SDS concepts help simplify the management of infrastructure; these repetitive tasks can now be performed using programming scripts to not only reduce the overhead of a given task but also to remove any human error.

The use of application programmable interfaces (APIs) in infrastructure provides IT admins with the ability to programmatically control infrastructure components via scripting languages. This has led to the opening of these APIs exposing the ability to plug into most management products available in the market today.

This adoption of open standards has led to the use of RESTful APIs along with scripting languages for Windows (PowerShell) and Linux (Python) to programmatically control infrastructure components without the use of GUIs.

Traditionally, closed APIs placed responsibility solely on the vendor to provide access to their infrastructure solution. A long lead time was required for that integration to be developed, tested and made available to the customer base. This resulted in a slow process of integration when the vendor would need to select important integration, and the customer would be sidelined if this integration was not deemed important.

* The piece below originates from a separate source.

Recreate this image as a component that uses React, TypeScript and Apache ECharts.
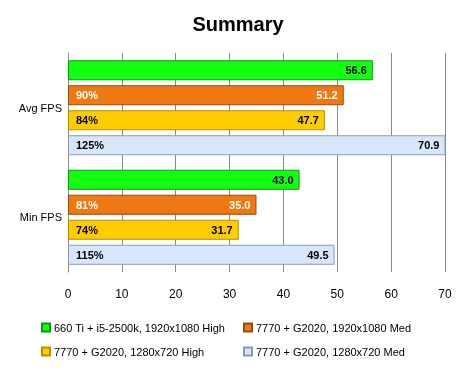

Open standards address this challenge. By exposing API’s for a vendor’s technology, customers can utilise scripting tools to integrate their preferred management platform without relying on a vendor to provide that feature as part of any given software release. The adoption of RESTful APIs means that any configuration can be converted into a standard data interchangeable format, which will be processed between different vendor software/hardware products. This allows for a standard method of configuration, removing human error while being able to integrate into organisations existing management platform.

This drastically reduces complexities of integration while providing organisations with the ability to modularly plug infrastructure components into an overall solution. Again, without the challenges of compatibility or obtaining support from the vendor.

As a result, the IT workforce can spend less time managing components of a solution and configuring systems. They can instead adopt open standard APIs, along with scripting tools and management platforms, simplifying the operational management of infrastructure. This reduces the effort to monitor and maintain the overall solution and puts more focus on redeploying time back into the organisation further up the stack at the application level.

Let’s look at storage as an example. If we can programmatically control the provisioning of storage, we can reduce the complexities of:

  • Selecting the location and size of a volume;
  • Creating the volume on a storage array;
  • Providing protection for the volume based on agreed SLA;
  • Rescanning the compute hosts to provide visibility of the volume; and
  • Formatting the volume filesystem to support the underlying application.

In abstracting these technical decisions, we can provide self-service capabilities to application owners to complete a provisioning task:

Q. What application will this volume be used for?

A. Billing system (taking the application requirements into consideration when creating the volume).

Q. What SLA does this volume require?

A. Gold (taking the SLA requirements when protecting the volume).

In this simplified example, we’ve taken business requirements and made technical decisions. The end user is no longer concerned with the complexities of provisioning storage. They only need to know the use case – a great example of self-service.

There’s a mandate in most organisations to do more with less. This comes back to reducing the complexity of infrastructure and adding greater value to the business by aligning IT. The utilisation of SDS coupled with automation enables the IT department to do more with fewer resources. They can focus less on infrastructure/operations and more on providing value back to the business utilising open standards, and RESTful APIs is the answer for any organisation looking to better manage their increasingly complex internal IT estates.